James Jackson Purman MOH

b. 1841 Greene County, Pennsylvania. d. 10/05/1915 Washington DC.

DATE OF MOH ACTION: 02/07/1863 Gettysburg, Pennsylvania.

James J Purman MOH

Purman was born in 1841 near Waynesburg, Pennsylvania to a farming family. He began a job typesetting at the local newspaper and attended Waynesburg College while simultaneously teaching at a local school.

Due to a series of Union defeats in 1862, Purman decided to drop out of school to organize a volunteer Army unit. Purman, along with four other men, started a volunteer cavalry corps out of Greene County, Pennsylvania. The first volunteer to enlist was James Pipes, who would go on to serve with Purman and later earn the Medal of Honor himself for their shared actions.

When the Union Army stopped accepting volunteer cavalry units, Purman’s company changed their name to the Greene County Rifles. They were mustered into the army under the 140th Pennsylvania Infantry, and soon thereafter were drawn into the action at the Battle of Gettysburg. On the first day of battle, July 1, Purman and Pipes were retreating under fire when they heard a fallen soldier calling for help and circled back to retrieve him. As they deposited the soldier on safe ground, both Purman and Pipes were shot. Purman was hit in the lower leg and spent the night wounded in the field. When the fighting resumed the next morning, Purman was shot in the other leg. He crawled to a nearby copse of trees where he begged a Confederate soldier for water. The enemy soldier helped Purman to a nearby tree and left him food and water. Purman was soon rescued by stretcher-bearers and brought to a field hospital where his left leg was amputated.

Purman was discharged from the Army in May 1864 due to disability. Following the war, Purman finished his degree at Waynesburg College and went on to marry Mary Witherow, one of the daughters of the family he lived with during his recuperation. Together they had two children. He became a principal of a Baptist school and later opened a law practice in Greene County.

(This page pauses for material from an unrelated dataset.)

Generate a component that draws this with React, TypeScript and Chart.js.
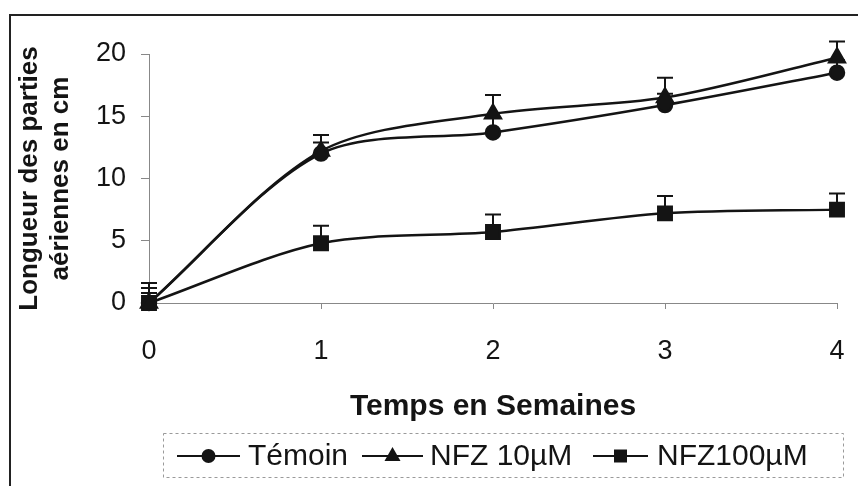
import React, { useEffect, useRef } from "react";
import { Chart, registerables } from "chart.js";

Chart.register(...registerables);

const weeks = [0, 1, 2, 3, 4];
const temoin = [0, 12.0, 13.7, 15.9, 18.5];
const temoinErr = [1.2, 0.9, 1.2, 0.9, 1.0];
const nfz10 = [0, 12.2, 15.2, 16.5, 19.7];
const nfz10Err = [1.6, 1.3, 1.5, 1.6, 1.3];
const nfz100 = [0, 4.8, 5.7, 7.2, 7.5];
const nfz100Err = [0.8, 1.4, 1.4, 1.4, 1.3];
const seriesNames = ["Témoin", "NFZ 10µM", "NFZ100µM"];
const xTitle = "Temps en Semaines";
const yTitle = ["Longueur des parties", "aériennes en cm"];

const FONT = "Arial, 'Liberation Sans', sans-serif";
const INK = "#141414";

const errors = [temoinErr, nfz10Err, nfz100Err];

const errorBarPlugin = {
  id: "errorBars",
  beforeDatasetsDraw(chart: any) {
    const ctx = chart.ctx;
    const yScale = chart.scales.y;
    ctx.save();
    ctx.strokeStyle = INK;
    ctx.lineWidth = 2;
    chart.data.datasets.forEach((ds: any, i: number) => {
      const meta = chart.getDatasetMeta(i);
      const errs = errors[ds.errIndex];
      meta.data.forEach((pt: any, j: number) => {
        const v = ds.data[j].y;
        const yTop = yScale.getPixelForValue(v + errs[j]);
        ctx.beginPath();
        ctx.moveTo(pt.x, pt.y);
        ctx.lineTo(pt.x, yTop);
        ctx.moveTo(pt.x - 8, yTop);
        ctx.lineTo(pt.x + 8, yTop);
        ctx.stroke();
      });
    });
    ctx.restore();
  },
};

function drawMarker(ctx: CanvasRenderingContext2D, style: string, x: number, y: number) {
  ctx.beginPath();
  if (style === "circle") {
    ctx.arc(x, y, 7, 0, Math.PI * 2);
  } else if (style === "triangle") {
    ctx.moveTo(x, y - 9);
    ctx.lineTo(x + 8, y + 5);
    ctx.lineTo(x - 8, y + 5);
    ctx.closePath();
  } else {
    ctx.rect(x - 6.5, y - 6.5, 13, 13);
  }
  ctx.fill();
}

const frameLegendPlugin = {
  id: "frameLegend",
  beforeDraw(chart: any) {
    const ctx = chart.ctx;
    ctx.save();
    ctx.fillStyle = "#ffffff";
    ctx.fillRect(0, 0, chart.width, chart.height);
    ctx.strokeStyle = "#222";
    ctx.lineWidth = 2;
    ctx.beginPath();
    ctx.moveTo(10, 486);
    ctx.lineTo(10, 15);
    ctx.lineTo(858, 15);
    ctx.stroke();
    ctx.restore();
  },
  afterDraw(chart: any) {
    const ctx = chart.ctx;
    ctx.save();
    ctx.strokeStyle = "#9a9a9a";
    ctx.lineWidth = 1;
    ctx.setLineDash([3, 3]);
    ctx.strokeRect(163.5, 433.5, 680, 44);
    ctx.setLineDash([]);
    const items = [
      { x1: 177, x2: 240, tx: 248, style: "circle" },
      { x1: 362, x2: 423, tx: 430, style: "triangle" },
      { x1: 593, x2: 648, tx: 657, style: "rect" },
    ];
    const cy = 456;
    ctx.fillStyle = INK;
    ctx.strokeStyle = INK;
    ctx.font = `30px ${FONT}`;
    ctx.textBaseline = "middle";
    ctx.textAlign = "left";
    items.forEach((it, i) => {
      ctx.lineWidth = 2;
      ctx.beginPath();
      ctx.moveTo(it.x1, cy);
      ctx.lineTo(it.x2, cy);
      ctx.stroke();
      drawMarker(ctx, it.style, (it.x1 + it.x2) / 2, cy);
      ctx.fillText(seriesNames[i], it.tx, cy + 1);
    });
    ctx.restore();
  },
};

const toPts = (vals: number[]) => vals.map((v, i) => ({ x: weeks[i], y: v }));

export default function App() {
  const ref = useRef<HTMLCanvasElement>(null);
  useEffect(() => {
    if (!ref.current) return;
    const common = {
      borderColor: INK,
      backgroundColor: INK,
      pointBackgroundColor: INK,
      pointBorderColor: INK,
      borderWidth: 2.5,
      tension: 0.3,
      fill: false,
      clip: false,
    };
    const chart = new Chart(ref.current, {
      type: "line",
      data: {
        datasets: [
          { ...common, label: seriesNames[2], data: toPts(nfz100), pointStyle: "rect", pointRadius: 9.5, errIndex: 2, order: 3 } as any,
          { ...common, label: seriesNames[0], data: toPts(temoin), pointStyle: "circle", pointRadius: 7, errIndex: 0, order: 2 } as any,
          { ...common, label: seriesNames[1], data: toPts(nfz10), pointStyle: "triangle", pointRadius: 9, errIndex: 1, order: 1 } as any,
        ],
      },
      options: {
        responsive: false,
        animation: false,
        devicePixelRatio: 1,
        layout: { padding: { left: 0, top: 54, right: 21, bottom: 0 } },
        plugins: { legend: { display: false }, tooltip: { enabled: false } },
        scales: {
          x: {
            type: "linear",
            min: 0,
            max: 4,
            afterFit: (s: any) => { s.height = 183; s.paddingLeft = 0; s.paddingRight = 0; },
            ticks: { stepSize: 1, color: INK, font: { family: FONT, size: 27 }, padding: 26 },
            grid: { display: true, drawOnChartArea: false, drawTicks: true, tickLength: 6, color: "#888" },
            border: { display: true, color: "#888", dash: [3, 3], width: 1 },
            title: {
              display: true,
              text: xTitle,
              color: INK,
              font: { family: FONT, size: 30, weight: "bold" },
              padding: { top: 0, bottom: 61 },
            },
          },
          y: {
            min: 0,
            max: 20,
            afterFit: (s: any) => { s.width = 149; s.paddingTop = 0; s.paddingBottom = 0; },
            ticks: { stepSize: 5, color: INK, font: { family: FONT, size: 27 }, padding: 15 },
            grid: { display: true, drawOnChartArea: false, drawTicks: true, tickLength: 8, color: "#888" },
            border: { display: true, color: "#888", dash: [3, 3], width: 1 },
            title: {
              display: true,
              text: yTitle,
              color: INK,
              font: { family: FONT, size: 26, weight: "bold", lineHeight: 1.2 },
              padding: { top: 14, bottom: 0 },
            },
          },
        },
      } as any,
      plugins: [errorBarPlugin, frameLegendPlugin],
    });
    return () => chart.destroy();
  }, []);
  return (
    <div style={{ position: "fixed", left: 0, top: 0, width: 858, height: 486, background: "#fff" }}>
      <canvas ref={ref} width={858} height={486} style={{ display: "block" }} />
    </div>
  );
}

Purman moved to Washington, D.C., to pursue medicine, and in 1881 took yet another job at the U.S. Patent Office. In 1907, Purman invited the Confederate soldier who saved him during the Battle of Gettysburg, Thomas Oliver, to Washington to meet President Theodore Roosevelt.

 

MOH CITATION:

Voluntarily assisted a wounded comrade to a place of apparent safety while the enemy were in close proximity; he received the fire of the enemy and a wound which resulted in the amputation of his left leg.

 

BURIAL LOCATION: ARLINGTON NATIONAL CEMETERY, ARLINGTON, VIRGINIA.

SECTION 1, GRAVE 615.

LOCATION OF MEDAL: GETTYSBURG MUSEUM AND VISITOR CENTER, NATIONAL CEMETERY, GETTYSBURG, PENNSYLVANIA.